Leaders of the church began a schism between pew and pulpit in 1968 with the publication of the encyclical Humanae Vitae. The majority of the members of a papal commission on contraception recommended that the church change its oppo-sition; the minority members won out, mainly because they based their argument on the primacy of the pope. Even then, power politics overrode the well-being of the people.

But over time there was an unforeseen result of the encyclical. The use of contraception became the church prohibition millions of Catholics ignored, in part because the directive was so out of step with modern life (as the majority report suggested), in part because the issue was so private. Little by little Catholics made their peace with consulting their conscience instead of Father, especially on intimate issues. The intermediaries became increasingly irrelevant, especially when, in recent years, the full extent of priestly sexual predation became known.
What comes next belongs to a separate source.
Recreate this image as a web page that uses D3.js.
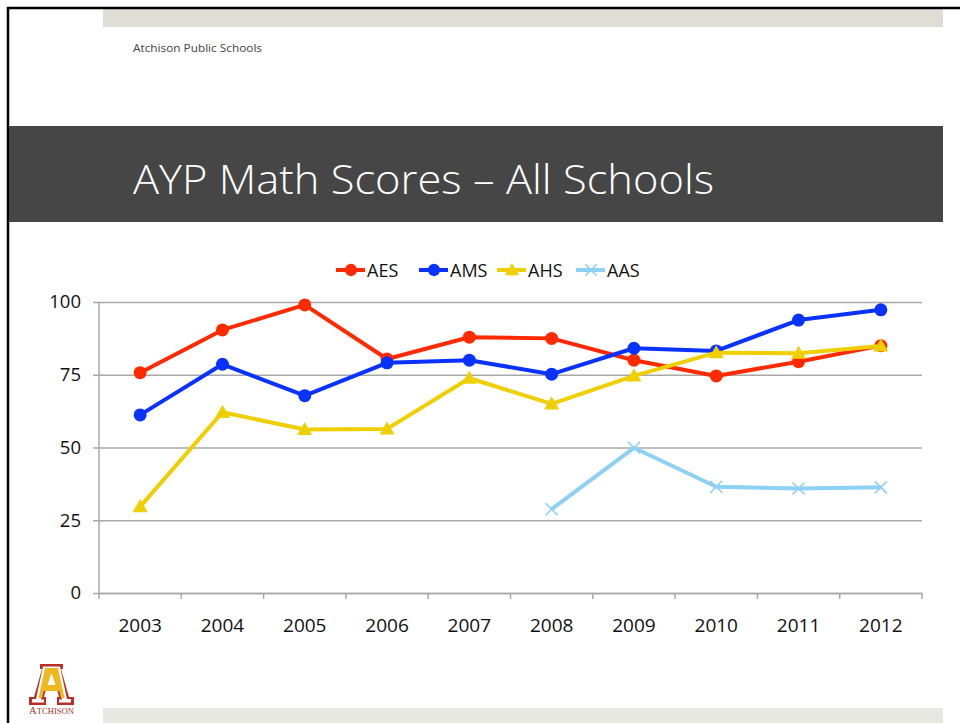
<!DOCTYPE html>
<html>
<head>
<meta charset="utf-8">
<script src="https://cdn.jsdelivr.net/npm/d3@7"></script>
<style>
  body { margin: 0; background: #fff; }
  svg { display: block; }
</style>
</head>
<body>
<div id="chart"></div>
<script>
// chart data
const years = ["2003", "2004", "2005", "2006", "2007", "2008", "2009", "2010", "2011", "2012"];
const aes = [75.7, 90.4, 99, 80.4, 87.9, 87.5, 80, 74.6, 79.5, 85];
const ams = [61.2, 78.6, 67.8, 79.1, 80, 75.2, 84.1, 83.2, 93.8, 97.3];
const ahs = [29.7, 62.1, 56.2, 56.4, 73.8, 65, 74.6, 82.6, 82.4, 84.9];
const aas = [null, null, null, null, null, 28.8, 49.9, 36.5, 35.9, 36.3];
const yTicks = [0, 25, 50, 75, 100];

const series = [
  { name: "AES", values: aes, color: "#ff2a00", marker: "circle" },
  { name: "AMS", values: ams, color: "#0a32ff", marker: "circle" },
  { name: "AHS", values: ahs, color: "#efcf00", marker: "triangle" },
  { name: "AAS", values: aas, color: "#8fd0f5", marker: "cross" }
];

const W = 960, H = 723;
const font = "'Open Sans', 'DejaVu Sans', sans-serif";

const svg = d3.select("#chart")
  .append("svg")
  .attr("width", W)
  .attr("height", H);

// slide frame
svg.append("rect").attr("x", 0).attr("y", 0).attr("width", W).attr("height", H).attr("fill", "#fff");
svg.append("rect").attr("x", 103).attr("y", 9).attr("width", 840).attr("height", 18).attr("fill", "#deded6");
svg.append("rect").attr("x", 103).attr("y", 708).attr("width", 840).attr("height", 15).attr("fill", "#e8e8e2");
svg.append("line").attr("x1", 7).attr("x2", W).attr("y1", 8).attr("y2", 8)
  .attr("stroke", "#000").attr("stroke-width", 2.5);
svg.append("line").attr("x1", 8).attr("x2", 8).attr("y1", 7).attr("y2", H)
  .attr("stroke", "#000").attr("stroke-width", 2.5);

svg.append("text")
  .attr("x", 133).attr("y", 52)
  .attr("font-family", font).attr("font-size", 11.5)
  .attr("textLength", 129).attr("lengthAdjust", "spacingAndGlyphs")
  .attr("fill", "#444")
  .text("Atchison Public Schools");

// title band
svg.append("rect").attr("x", 9).attr("y", 126).attr("width", 934).attr("height", 96).attr("fill", "#464646");
svg.append("text")
  .attr("x", 133).attr("y", 194)
  .attr("font-family", font).attr("font-size", 40).attr("font-weight", 300)
  .attr("textLength", 581).attr("lengthAdjust", "spacingAndGlyphs")
  .attr("fill", "#fff")
  .text("AYP Math Scores \u2013 All Schools");

// scales
const x = d3.scaleBand().domain(years).range([99, 922]).padding(0);
const y = d3.scaleLinear().domain([0, 100]).range([593, 302]);
const cx = d => x(d) + x.bandwidth() / 2;

// gridlines + y axis
const yAxis = d3.axisLeft(y).tickValues(yTicks).tickSize(-(922 - 99)).tickPadding(18);
const gy = svg.append("g").attr("transform", "translate(99,0)").call(yAxis);
gy.select(".domain").remove();
gy.selectAll(".tick line").attr("stroke", "#a8a8a8").attr("stroke-width", 1.5).attr("x1", -6);
gy.selectAll(".tick text")
  .attr("font-family", font).attr("font-size", 18.5).attr("fill", "#111");

svg.append("line").attr("x1", 99).attr("x2", 99).attr("y1", 302).attr("y2", 593)
  .attr("stroke", "#a8a8a8").attr("stroke-width", 1.5);

// x axis with ticks at category boundaries
const xAxis = d3.axisBottom(x).tickSize(0).tickPadding(26);
const gx = svg.append("g").attr("transform", "translate(0,593)").call(xAxis);
gx.select(".domain").attr("stroke", "#a8a8a8").attr("stroke-width", 1.5);
gx.selectAll(".tick text")
  .attr("font-family", font).attr("font-size", 19).attr("fill", "#111");
const bounds = years.map(d => x(d)).concat([x.range()[1]]);
gx.selectAll(".bound").data(bounds).enter().append("line")
  .attr("x1", d => d).attr("x2", d => d).attr("y1", 0).attr("y2", 6)
  .attr("stroke", "#a8a8a8").attr("stroke-width", 1.5);

// lines
const line = d3.line()
  .defined(d => d.v != null)
  .x(d => cx(d.year))
  .y(d => y(d.v));

function drawMarker(g, type, color, px, py, s) {
  if (type === "circle") {
    g.append("circle").attr("cx", px).attr("cy", py).attr("r", 6.5 * s).attr("fill", color);
  } else if (type === "triangle") {
    const r = 7.5 * s;
    g.append("path")
      .attr("d", `M${px},${py - r}L${px + r},${py + r * 0.75}L${px - r},${py + r * 0.75}Z`)
      .attr("fill", color);
  } else {
    const r = 6 * s;
    g.append("path")
      .attr("d", `M${px - r},${py - r}L${px + r},${py + r}M${px - r},${py + r}L${px + r},${py - r}`)
      .attr("stroke", color).attr("stroke-width", 1.6).attr("fill", "none");
  }
}

series.forEach(s => {
  const pts = years.map((yr, i) => ({ year: yr, v: s.values[i] }));
  const g = svg.append("g");
  g.append("path")
    .datum(pts)
    .attr("d", line)
    .attr("fill", "none")
    .attr("stroke", s.color)
    .attr("stroke-width", 4)
    .attr("stroke-linejoin", "round");
  pts.filter(d => d.v != null).forEach(d => drawMarker(g, s.marker, s.color, cx(d.year), y(d.v), 1));
});

// legend
const legendX = [336, 419, 497, 576];
const lg = svg.append("g");
series.forEach((s, i) => {
  const lx = legendX[i], ly = 270;
  lg.append("line").attr("x1", lx).attr("x2", lx + 29).attr("y1", ly).attr("y2", ly)
    .attr("stroke", s.color).attr("stroke-width", 4);
  drawMarker(lg, s.marker, s.color, lx + 15, ly, 0.95);
  lg.append("text")
    .attr("x", lx + 31).attr("y", ly + 7)
    .attr("font-family", font).attr("font-size", 18).attr("fill", "#111")
    .text(s.name);
});

// school logo
const logo = svg.append("g").attr("transform", "translate(28,664)");
const aOuter = "M12,0H35V5H33L41,33H46V41H29V33H31L29.5,27H17.5L16,33H18V41H1V33H6L14,5H12Z";
logo.append("path").attr("d", aOuter).attr("fill", "#b9302a");
logo.append("path")
  .attr("d", "M15,2.5H32L39,35H43V38.5H31V35.5H34L31.5,24.5H15.5L13,35.5H16V38.5H4V35H8Z")
  .attr("fill", "#fff");
logo.append("path")
  .attr("d", "M17,4H30L36.5,34H33L31.3,27H15.7L14,34H10.5ZM19.5,21H27.5L23.5,9Z")
  .attr("fill", "#efb81f").attr("fill-rule", "evenodd");
logo.append("text")
  .attr("x", 23.5).attr("y", 50)
  .attr("text-anchor", "middle")
  .attr("font-family", "'Liberation Serif', serif").attr("font-size", 8.5)
  .attr("textLength", 45).attr("lengthAdjust", "spacingAndGlyphs")
  .attr("fill", "#a3342b")
  .html('<tspan font-size="10.5">A</tspan>TCHISON');
</script>
</body>
</html>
These members of the church were derided by conservatives as “cafeteria Catholics,” picking and choosing their beliefs. Now we have cafeteria clergy, picking and choosing which prohibitions they emphasize and which politicians they damn. What of the pro-life policies of a living wage or decent housing? The church is opposed to the death penalty, yet no bishop has yet suggested he will deny the sacrament to those who support capital punishment. And sanctions for Democratic candidates have far outnumbered those for Republicans, even Republicans who favor legal abortion. The timing of all this is curious as well. It coincides with that new Catholic holy day, the feast of the first Tuesday in November, known to secularists as Election Day.

It is one thing to preach the teachings of the church, quite another to use the centerpiece of the faith selectively as a tool to influence the ballot box, that confessional of democracy. Even a member of Congress opposed to abortion complained that church leaders were “politicizing the eucharist.” If citizens who are Methodist, Muslim or Jewish begin to suspect that Catholic politicians are beholden first and foremost to Rome, a notion we thought was laughable and bigoted when John F. Kennedy ran for president, who could blame them? Next month American Catholic bishops meet for a retreat in Colorado. There they should speak out against grievous sin, the sin of using communion to punish by those who have not the moral authority to persuade.